La piété populaire est un immense exercice collectif de subversion, notamment de la part des femmes. Elle est, à sa manière, un formidable hymne à la vie, la réponse du peuple aux fausses idées théologiques.
par Luigino Bruni
publié dans le Messaggero di Sant'Antonio le 10/06/2024
« À la tête de tout, il y a Dieu, maître du ciel. Tout le monde le sait. Vient ensuite le prince Torlonia, maître de la terre. Puis viennent les gardes du prince. Puis viennent les chiens des gardes du prince. Puis, plus rien. Puis, toujours rien. Puis, toujours rien. Puis viennent les rustres. Et on peut dire que c'est fini. » Il s'agit d'une phrase célèbre de l'introduction de Fontamara d'Ignazio Silone, l'un des romans les plus beaux et les plus importants de l'Italie du XXe siècle. Cafone est un mot que Silone a utilisé dans un sens différent du sens courant. C'était le nom des paysans de la plaine du Fucino et, en général, un nom par lequel l'écrivain désignait les opprimés et les oubliés de la terre. Un mot de douleur, certes, mais jamais utilisé par Silone dans un sens péjoratif, de manière à susciter la honte. Et pourtant, la douleur est encore aujourd'hui une cause de honte, surtout chez les pauvres. Ma famille a connu la pauvreté. Mes grands-parents l'ont connue et son vivant écho est parvenu jusqu'à moi. C'est de cet écho que viennent mes paroles sur la pauvreté, sur l'économie, sur la théologie.
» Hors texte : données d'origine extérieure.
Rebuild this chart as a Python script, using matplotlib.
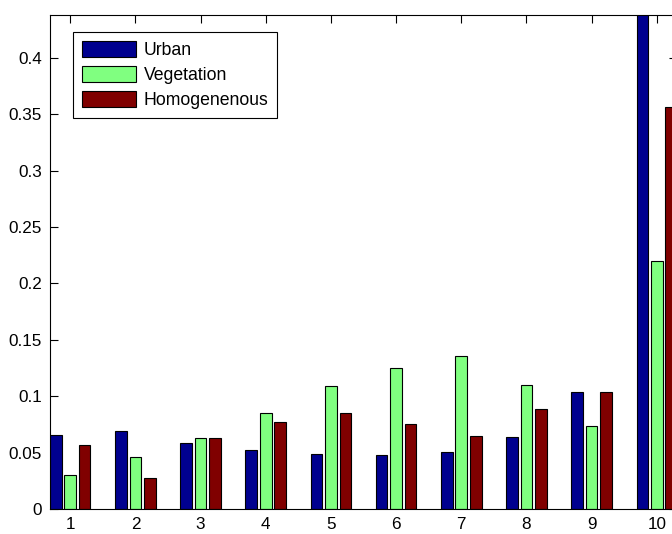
import numpy as np
import matplotlib
matplotlib.use("Agg")
import matplotlib.pyplot as plt

plt.rcParams['font.family'] = ['Liberation Sans', 'DejaVu Sans']

groups = [1, 2, 3, 4, 5, 6, 7, 8, 9, 10]
urban = [0.0655, 0.0696, 0.0584, 0.0525, 0.0484, 0.0480, 0.0507, 0.0640, 0.1041, 0.50]
vegetation = [0.0298, 0.0457, 0.0631, 0.0850, 0.1094, 0.1254, 0.1354, 0.1103, 0.0732, 0.2197]
homogenous = [0.0564, 0.0271, 0.0628, 0.0773, 0.0855, 0.0758, 0.0649, 0.0888, 0.1035, 0.3560]
names = ['Urban', 'Vegetation', 'Homogenenous']
colors = ['#00008F', '#80FF80', '#800000']
yticks = [0, 0.05, 0.1, 0.15, 0.2, 0.25, 0.3, 0.35, 0.4]

fig = plt.figure(figsize=(6.72, 5.34), dpi=100)
# axes runs a little past the right edge, like the cropped original
ax = fig.add_axes([50 / 672, 25 / 534, 627 / 672, 494 / 534])
ax.set_axisbelow(True)

x = np.array(groups)
step = 0.222
w = 0.178
for i, (vals, c, n) in enumerate(zip([urban, vegetation, homogenous], colors, names)):
    ax.bar(x + (i - 1) * step, vals, width=w, color=c, edgecolor='black',
           linewidth=0.8, label=n)

ax.set_xlim(0.69, 10.31)
ax.set_ylim(0, 0.438)
ax.set_xticks(groups)
ax.set_yticks(yticks)
ax.set_yticklabels(['0', '0.05', '0.1', '0.15', '0.2', '0.25', '0.3', '0.35', '0.4'])
ax.tick_params(direction='in', length=6, width=0.8, labelsize=12.3,
               top=True, right=True, pad=6)
for s in ax.spines.values():
    s.set_linewidth(0.8)

leg = ax.legend(loc='upper left', bbox_to_anchor=(23 / 627, 1 - 17 / 494),
                borderaxespad=0, fancybox=False, frameon=True,
                edgecolor='black', framealpha=1, fontsize=12.7,
                handlelength=3.05, handleheight=1.05, labelspacing=0.38,
                handletextpad=0.45, borderpad=0.5)
leg.get_frame().set_linewidth(0.8)

fig.savefig('out.png', dpi=100)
La théologie catholique des siècles passés (celle de la Contre-Réforme) n'a pas aidé les pauvres. L'Évangile les a aidés, parfois même l'Église. Mais ce qui a vraiment aidé les pauvres, c'est la piété populaire : ces statues de la Vierge et des saints qui, pour les pauvres, pour les femmes surtout, étaient les seuls compagnons d'infortune (saints martyrs, madones éplorées...) vers lesquels ils pouvaient se tourner avec la certitude d'être vraiment compris. Mais la théologie ne les a pas aidées, elle n'a fait qu'empirer leur vie. L'idée non évangélique d'un Dieu qui savoure la souffrance humaine en vue du paradis, d'un Dieu-Père qui a même voulu la crucifixion de son fils pour nous sauver (nous sauver de quoi ?). Au lieu de cela, les pauvres ont tout fait pour que leurs enfants ne soient pas crucifiés et ont ainsi fait naître dans leur cœur un autre Dieu, le Dieu de la piété. La piété populaire était un immense exercice collectif de subversion, notamment de la part des femmes. Elle fut, à sa manière, un formidable hymne à la vie, la réponse populaire à la méconnaissance théologique. La piété populaire - celle des pèlerinages, des processions, des prières latines réinventées... - fut la réponse populaire à la Contre-Réforme, la réponse révolutionnaire et douce des femmes à la religion des théologiens et à leur dieu imaginaire.
Les pauvres ne pouvaient pas lire les livres de prières et n'avaient pas l'argent pour les acheter. Ainsi, par une folle arnaque de la Providence, qui est toujours du côté des pauvres, le peuple du peuple, les femmes surtout, étaient protégés de leur analphabétisme. La piété populaire fut un grand espace de liberté féminine, dans un monde qui restait pour elles une expérience de servitude. A l'église, elles faisaient semblant de répondre aux jaculatoires des prêtres, mais d'autres mots sortaient de leur bouche, chuchotés. Et surtout, elles pleuraient. Elles priaient avec des larmes, avec des baisers et avec leurs mains : de merveilleuses prières silencieuses, des mains noueuses et usées qui savaient pourtant faire de merveilleuses caresses et embrasser les statues des saints, de la Madone, des anges et des petits enfants. Des caresses et des baisers qu'à la maison ces femmes ne recevaient de personne, à l'église elles les donnaient sans cesse au Christ et aux saints, et elles nous ont vraiment sauvés. La foi catholique est encore vivante, bien que très malade, grâce à ces femmes qui l'ont humanisée par leur piété, qui l'ont sauvée par leur transgression : « Dans la vie chrétienne, la piété ne coïncide ni avec l'ascétisme, ni avec le mysticisme, ni même avec la dévotion ou les dévotions : elle coïncide avec la "Charité", qui est l'Archive de l'amour de Dieu.» (Don Giuseppe de Luca).